FINRA also ordered Oppenheimer to pay more than $246,000 in restitution, plus interest, to those customers and to take remedial actions.
FINRA fined Oppenheimer’s head municipal securities trader David Sirianni $100,000 and suspended him for 60 days for selling bonds to the firm’s customers at excessive markups. Sirianni also was directed to take remedial actions.
FINRA found that from July 1, 2008, through June 30, 2009, Oppenheimer, through Sirianni, priced 89 customer transactions from 5.01% to 15.57% above the firm’s contemporaneous cost. In 54 of those transactions, the markups exceeded 9.4%.
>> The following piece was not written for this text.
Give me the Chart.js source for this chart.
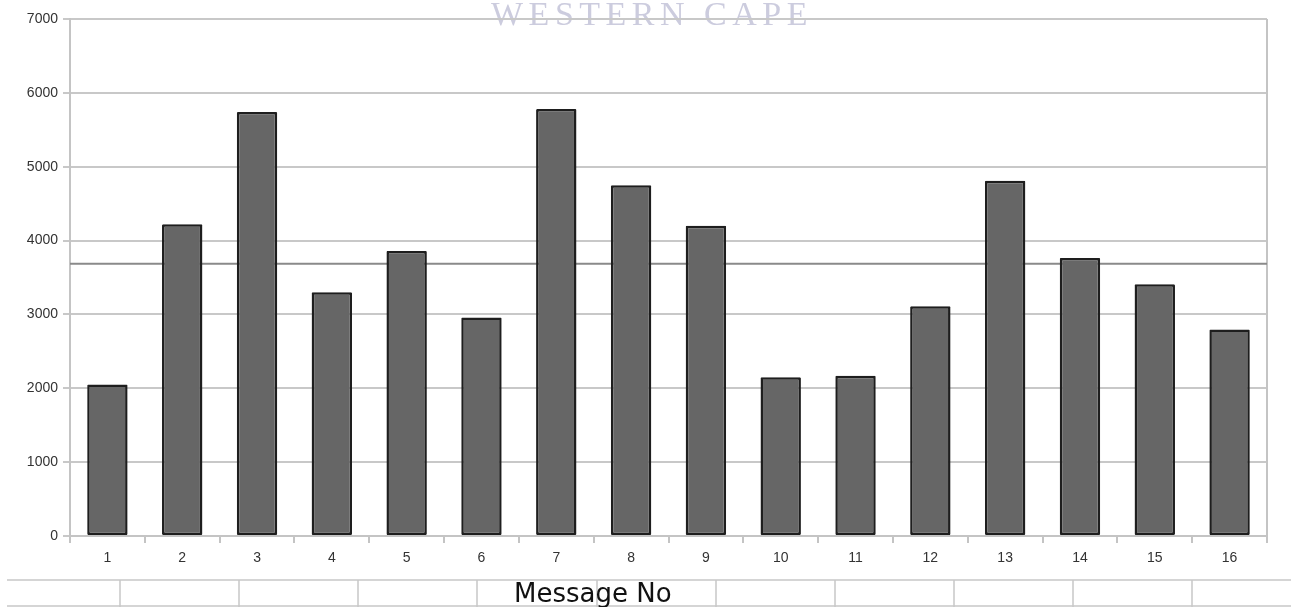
<!DOCTYPE html>
<html>
<head>
<meta charset="utf-8">
<script src="https://cdn.jsdelivr.net/npm/chart.js@4"></script>
<style>
html,body{margin:0;padding:0;background:#fff;}
#wrap{position:relative;width:1291px;height:607px;}
</style>
</head>
<body>
<div id="wrap"><canvas id="c" width="1291" height="607"></canvas></div>
<script>
const categories = ['1','2','3','4','5','6','7','8','9','10','11','12','13','14','15','16'];
const values = [2050,4220,5740,3300,3860,2960,5780,4750,4200,2150,2170,3110,4810,3765,3410,2795];
const averageValue = 3685;
const yTicks = [0,1000,2000,3000,4000,5000,6000,7000];
const axisTitle = 'Message No';
const watermarkText = 'WESTERN CAPE';
const tableColumnEdges = [120,239,358,477,597,716,835,954,1073,1192];

const decor = {
  id: 'decor',
  beforeDraw(chart) {
    const ctx = chart.ctx;
    ctx.save();
    ctx.fillStyle = '#fff';
    ctx.fillRect(0,0,chart.width,chart.height);
    ctx.font = '34px "Liberation Serif", serif';
    ctx.fillStyle = 'rgb(204,204,222)';
    ctx.textAlign = 'center';
    ctx.textBaseline = 'alphabetic';
    try { ctx.letterSpacing = '5.5px'; } catch(e) {}
    ctx.fillText(watermarkText, 652, 25);
    try { ctx.letterSpacing = '0px'; } catch(e) {}
    ctx.restore();
  },
  beforeDatasetsDraw(chart) {
    const ctx = chart.ctx, a = chart.chartArea, y = chart.scales.y;
    ctx.save();
    ctx.strokeStyle = '#c4c4c4';
    ctx.lineWidth = 2;
    ctx.beginPath();
    ctx.moveTo(a.right, a.top);
    ctx.lineTo(a.right, a.bottom);
    ctx.stroke();
    const py = y.getPixelForValue(averageValue);
    ctx.strokeStyle = '#8a8a8a';
    ctx.lineWidth = 2;
    ctx.beginPath();
    ctx.moveTo(a.left, py);
    ctx.lineTo(a.right, py);
    ctx.stroke();
    ctx.restore();
  },
  afterDraw(chart) {
    const ctx = chart.ctx;
    ctx.save();
    ctx.strokeStyle = '#c8c8c8';
    ctx.lineWidth = 1.5;
    ctx.beginPath();
    ctx.moveTo(7, 580); ctx.lineTo(1291, 580);
    ctx.moveTo(7, 606); ctx.lineTo(1291, 606);
    tableColumnEdges.forEach(x => { ctx.moveTo(x, 580); ctx.lineTo(x, 607); });
    ctx.stroke();
    ctx.font = '26px "DejaVu Sans", sans-serif';
    ctx.fillStyle = '#111';
    ctx.textAlign = 'left';
    ctx.textBaseline = 'alphabetic';
    ctx.fillText(axisTitle, 514, 602);
    ctx.restore();
  }
};

new Chart(document.getElementById('c'), {
  type: 'bar',
  data: {
    labels: categories,
    datasets: [{
      data: values,
      backgroundColor: '#666666',
      borderColor: '#1e1e1e',
      borderWidth: 2.5,
      borderSkipped: false,
      borderRadius: 1,
      categoryPercentage: 1,
      barPercentage: 0.54
    }]
  },
  options: {
    responsive: false,
    animation: false,
    devicePixelRatio: 1,
    layout: { padding: { top: 19, right: 24, bottom: 0, left: 0 } },
    plugins: { legend: { display: false }, tooltip: { enabled: false } },
    scales: {
      x: {
        offset: true,
        grid: { offset: true, drawOnChartArea: false, tickLength: 7, color: '#c4c4c4', lineWidth: 2 },
        border: { color: '#c4c4c4', width: 2 },
        ticks: { color: '#333', font: { family: '"Liberation Sans", Arial, sans-serif', size: 14 }, padding: 7, maxRotation: 0 },
        afterFit(s) { s.height = 71; }
      },
      y: {
        min: 0, max: 7000,
        afterBuildTicks(s) { s.ticks = yTicks.map(v => ({ value: v })); },
        grid: { color: '#c8c8c8', lineWidth: 2, tickLength: 7 },
        border: { color: '#c4c4c4', width: 2 },
        ticks: { color: '#333', font: { family: '"Liberation Sans", Arial, sans-serif', size: 14 }, padding: 5, callback: v => String(v) },
        afterFit(s) { s.width = 70; }
      }
    }
  },
  plugins: [decor]
});
</script>
</body>
</html>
Oppenheimer had a policy that prohibited markups in excess of 3% except for certain extenuating circumstances, but failed to detect Sirriani’s conduct because he held the bonds at least overnight before unloading them at higher prices, FINRA alleged. The firm’s supervisory personnel relied solely on a surveillance report that only captured intra-day transactions to review the fairness of markups and markdowns.
From at least 2005 through June 30, 2009, if an Oppenheimer trader purchased municipal securities and held those securities in inventory for a day or longer, the subsequent sales to customers would not populate the firm’s surveillance report or be subjected to a fair pricing review.
“Sirianni alone was responsible for determining the prices paid by OPCO’s customers,” FINRA said.
The conduct of Sirriani, who has been registered with FINRA since 1987 and joined Oppenheimer in 2003, violated the Municipal Securities Rulemaking Board’s Rule G-17 on fair dealing and Rule G-30 on prices and commissions, while OPCO got dinged for failing to abide by the board’s Rule G-27 on supervision with its “deficient” oversight, FINRA said.
“FINRA has no tolerance for firms or individuals who charge customers excessive markups,” said Thomas Gira, the self-regulator’s executive vice president and head of market regulation. “Oppenheimer charged customers unfair prices in numerous municipal securities transactions and failed to properly supervise municipal securities transactions with its customers.”
Both Oppenheimer and Sirriani neither admitted nor denied the allegations, but agreed to the entry of FINRA’s findings.
In addition to his fine and suspension Sirriani agreed to attend a class, seminar, or continuing education program at his own expense regarding MSRB Rules G-17 and G-30.
Sirianni will also, on a quarterly basis, inquire with his firm to ensure that the firm has “reasonable and adequate reporting and supervisory procedures” to assure that transactions with a markup in excess of 3% are identified on a daily exception report that is reviewed by the appropriate supervisory personnel within the firm.
Oppenheimer agreed to provide three reports, written and oral, to FINRA six, 12, and 18 months hence, regarding the effectiveness of the firm’s written supervisory procedures with respect to the pricing of municipal securities transactions with customers. The written reports shall be certified by an officer of the firm and shall address, at a minimum, the efficacy of the firm’s written supervisory procedures and the steps taken by supervisory personnel to review for compliance the firm’s fair pricing obligations.
An Oppenheimer spokesman noted that the transactions named in FINRA’s action occurred at the height of the financial crisis and the prices reflected that stress, but added that the firm has “reviewed, and where necessary enhanced” its supervisory practices.